GIVEN RECORDS:
····················

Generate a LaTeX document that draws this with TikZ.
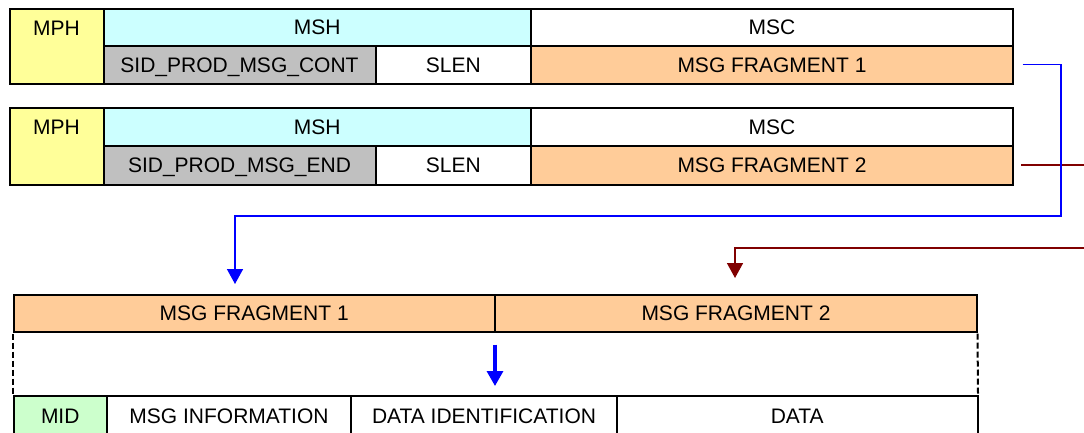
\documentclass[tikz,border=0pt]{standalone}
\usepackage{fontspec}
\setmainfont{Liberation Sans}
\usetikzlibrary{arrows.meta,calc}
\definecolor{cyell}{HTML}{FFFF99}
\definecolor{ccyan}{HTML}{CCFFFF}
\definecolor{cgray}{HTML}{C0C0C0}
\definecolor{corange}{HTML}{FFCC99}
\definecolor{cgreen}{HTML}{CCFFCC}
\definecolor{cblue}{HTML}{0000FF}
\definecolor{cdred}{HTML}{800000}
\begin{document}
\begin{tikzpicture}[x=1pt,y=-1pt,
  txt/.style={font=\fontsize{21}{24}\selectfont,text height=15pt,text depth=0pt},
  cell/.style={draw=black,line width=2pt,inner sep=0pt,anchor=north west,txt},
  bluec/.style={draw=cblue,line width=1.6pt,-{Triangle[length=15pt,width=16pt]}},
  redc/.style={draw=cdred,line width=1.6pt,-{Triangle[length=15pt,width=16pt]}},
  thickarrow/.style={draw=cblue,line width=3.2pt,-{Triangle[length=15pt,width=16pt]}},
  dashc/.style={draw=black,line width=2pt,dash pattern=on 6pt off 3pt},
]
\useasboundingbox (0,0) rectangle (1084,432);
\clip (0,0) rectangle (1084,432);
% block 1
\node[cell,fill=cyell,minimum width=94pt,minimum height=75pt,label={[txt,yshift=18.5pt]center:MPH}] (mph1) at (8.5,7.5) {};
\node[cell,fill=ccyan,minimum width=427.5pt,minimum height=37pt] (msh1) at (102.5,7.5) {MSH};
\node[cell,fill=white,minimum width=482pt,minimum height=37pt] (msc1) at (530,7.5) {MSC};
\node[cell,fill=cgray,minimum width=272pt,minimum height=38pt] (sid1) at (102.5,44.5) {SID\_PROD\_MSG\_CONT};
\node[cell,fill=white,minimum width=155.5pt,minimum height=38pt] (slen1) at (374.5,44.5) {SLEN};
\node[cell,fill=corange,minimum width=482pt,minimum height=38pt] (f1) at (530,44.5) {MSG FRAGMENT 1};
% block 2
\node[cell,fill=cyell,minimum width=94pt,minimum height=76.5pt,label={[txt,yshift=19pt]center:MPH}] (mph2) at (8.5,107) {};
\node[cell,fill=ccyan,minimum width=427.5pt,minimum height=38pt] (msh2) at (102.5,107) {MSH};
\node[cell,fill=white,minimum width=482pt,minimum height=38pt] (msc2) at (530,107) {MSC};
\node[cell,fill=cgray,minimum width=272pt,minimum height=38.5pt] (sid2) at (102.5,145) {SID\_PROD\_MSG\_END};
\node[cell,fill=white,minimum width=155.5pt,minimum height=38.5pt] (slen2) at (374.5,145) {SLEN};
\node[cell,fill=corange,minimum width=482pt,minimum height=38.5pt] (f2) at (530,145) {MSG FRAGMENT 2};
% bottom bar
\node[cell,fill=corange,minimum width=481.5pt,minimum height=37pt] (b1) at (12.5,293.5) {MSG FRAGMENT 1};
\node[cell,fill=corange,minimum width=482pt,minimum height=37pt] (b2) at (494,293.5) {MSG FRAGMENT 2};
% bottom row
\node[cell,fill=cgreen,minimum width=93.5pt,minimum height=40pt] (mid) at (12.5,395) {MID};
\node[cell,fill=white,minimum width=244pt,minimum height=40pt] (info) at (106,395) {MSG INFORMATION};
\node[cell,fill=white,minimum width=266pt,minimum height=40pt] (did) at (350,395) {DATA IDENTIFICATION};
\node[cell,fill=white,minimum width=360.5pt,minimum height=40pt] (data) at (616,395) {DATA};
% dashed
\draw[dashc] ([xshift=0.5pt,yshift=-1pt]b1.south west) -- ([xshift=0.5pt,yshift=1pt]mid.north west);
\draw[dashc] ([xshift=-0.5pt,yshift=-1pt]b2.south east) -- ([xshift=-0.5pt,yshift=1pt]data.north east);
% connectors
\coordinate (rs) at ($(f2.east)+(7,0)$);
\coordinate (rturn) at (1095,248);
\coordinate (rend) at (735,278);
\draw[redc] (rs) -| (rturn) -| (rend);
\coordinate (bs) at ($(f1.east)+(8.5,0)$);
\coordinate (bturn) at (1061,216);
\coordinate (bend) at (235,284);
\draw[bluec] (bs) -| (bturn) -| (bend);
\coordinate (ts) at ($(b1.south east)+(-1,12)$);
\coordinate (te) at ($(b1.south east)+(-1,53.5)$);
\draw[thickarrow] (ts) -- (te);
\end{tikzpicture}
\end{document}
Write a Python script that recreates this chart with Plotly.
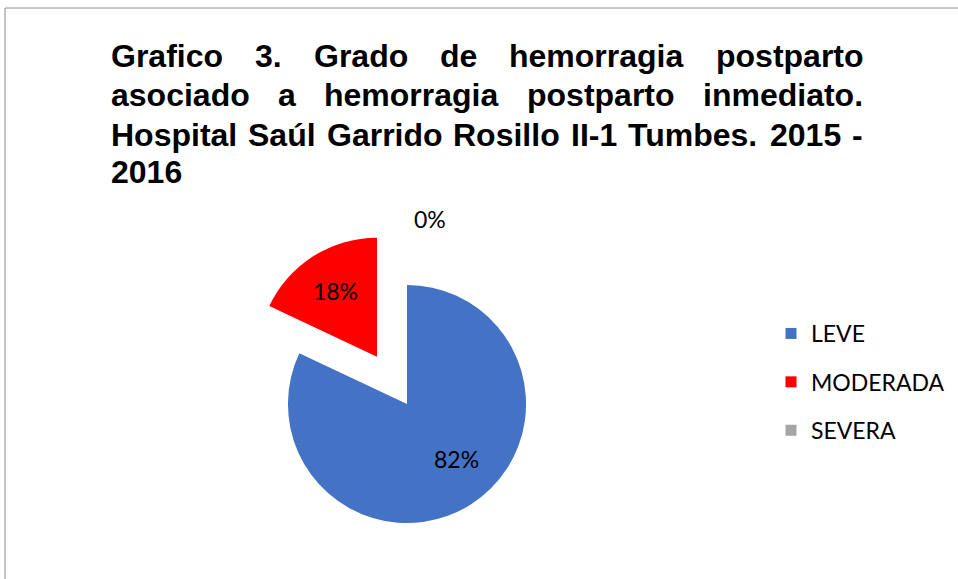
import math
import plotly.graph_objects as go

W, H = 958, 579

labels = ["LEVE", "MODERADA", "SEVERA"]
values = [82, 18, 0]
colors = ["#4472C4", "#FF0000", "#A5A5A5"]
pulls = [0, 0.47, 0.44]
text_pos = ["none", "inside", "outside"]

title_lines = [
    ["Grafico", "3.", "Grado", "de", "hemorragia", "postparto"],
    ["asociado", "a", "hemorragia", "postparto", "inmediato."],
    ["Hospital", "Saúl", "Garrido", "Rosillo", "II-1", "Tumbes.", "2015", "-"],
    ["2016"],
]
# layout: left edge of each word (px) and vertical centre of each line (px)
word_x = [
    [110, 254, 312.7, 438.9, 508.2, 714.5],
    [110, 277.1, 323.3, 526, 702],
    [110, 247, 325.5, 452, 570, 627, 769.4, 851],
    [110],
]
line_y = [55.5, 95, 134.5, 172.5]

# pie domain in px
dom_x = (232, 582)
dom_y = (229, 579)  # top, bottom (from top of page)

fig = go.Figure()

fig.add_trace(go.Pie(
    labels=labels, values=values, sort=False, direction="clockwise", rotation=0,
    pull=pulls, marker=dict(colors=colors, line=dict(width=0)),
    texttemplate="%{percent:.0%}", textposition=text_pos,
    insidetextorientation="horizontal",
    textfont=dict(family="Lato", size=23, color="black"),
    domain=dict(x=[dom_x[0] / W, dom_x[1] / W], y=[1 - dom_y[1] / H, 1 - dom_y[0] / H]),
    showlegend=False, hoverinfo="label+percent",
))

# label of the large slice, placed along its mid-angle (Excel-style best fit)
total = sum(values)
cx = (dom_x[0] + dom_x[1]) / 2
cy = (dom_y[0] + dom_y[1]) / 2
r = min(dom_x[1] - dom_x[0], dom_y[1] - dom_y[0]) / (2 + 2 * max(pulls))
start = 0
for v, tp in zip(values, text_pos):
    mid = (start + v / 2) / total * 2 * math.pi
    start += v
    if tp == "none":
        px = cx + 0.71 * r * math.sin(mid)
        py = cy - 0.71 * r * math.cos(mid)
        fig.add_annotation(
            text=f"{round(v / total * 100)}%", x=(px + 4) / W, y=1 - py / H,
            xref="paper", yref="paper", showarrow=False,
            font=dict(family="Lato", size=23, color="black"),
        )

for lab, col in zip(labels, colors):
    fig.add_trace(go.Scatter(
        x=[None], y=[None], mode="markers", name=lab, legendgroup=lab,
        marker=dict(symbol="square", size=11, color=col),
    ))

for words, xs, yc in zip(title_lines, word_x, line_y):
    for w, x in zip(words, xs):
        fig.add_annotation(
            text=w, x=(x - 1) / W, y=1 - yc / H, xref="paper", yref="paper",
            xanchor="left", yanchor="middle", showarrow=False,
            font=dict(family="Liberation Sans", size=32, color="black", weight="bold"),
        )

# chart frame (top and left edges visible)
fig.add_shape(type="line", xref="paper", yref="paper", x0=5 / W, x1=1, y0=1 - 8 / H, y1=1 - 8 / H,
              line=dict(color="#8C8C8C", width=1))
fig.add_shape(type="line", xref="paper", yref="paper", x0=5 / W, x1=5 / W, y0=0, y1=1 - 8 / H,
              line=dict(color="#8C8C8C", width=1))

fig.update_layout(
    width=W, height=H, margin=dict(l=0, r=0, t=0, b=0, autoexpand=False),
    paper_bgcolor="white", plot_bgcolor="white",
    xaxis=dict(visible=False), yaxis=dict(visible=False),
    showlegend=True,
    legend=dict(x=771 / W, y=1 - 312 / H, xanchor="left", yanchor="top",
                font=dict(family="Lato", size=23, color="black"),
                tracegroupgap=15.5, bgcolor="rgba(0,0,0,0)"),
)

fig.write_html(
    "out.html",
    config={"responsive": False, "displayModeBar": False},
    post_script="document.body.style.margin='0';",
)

····················

AIM:
Quote exactly what appears from the line containing "Write a Python" through the line containing "fig = go.Figure()", both included, except for the pictures, and nothing more.

SOLUTION BELOW:
Write a Python script that recreates this chart with Plotly.
import math
import plotly.graph_objects as go

W, H = 958, 579

labels = ["LEVE", "MODERADA", "SEVERA"]
values = [82, 18, 0]
colors = ["#4472C4", "#FF0000", "#A5A5A5"]
pulls = [0, 0.47, 0.44]
text_pos = ["none", "inside", "outside"]

title_lines = [
    ["Grafico", "3.", "Grado", "de", "hemorragia", "postparto"],
    ["asociado", "a", "hemorragia", "postparto", "inmediato."],
    ["Hospital", "Saúl", "Garrido", "Rosillo", "II-1", "Tumbes.", "2015", "-"],
    ["2016"],
]
# layout: left edge of each word (px) and vertical centre of each line (px)
word_x = [
    [110, 254, 312.7, 438.9, 508.2, 714.5],
    [110, 277.1, 323.3, 526, 702],
    [110, 247, 325.5, 452, 570, 627, 769.4, 851],
    [110],
]
line_y = [55.5, 95, 134.5, 172.5]

# pie domain in px
dom_x = (232, 582)
dom_y = (229, 579)  # top, bottom (from top of page)

fig = go.Figure()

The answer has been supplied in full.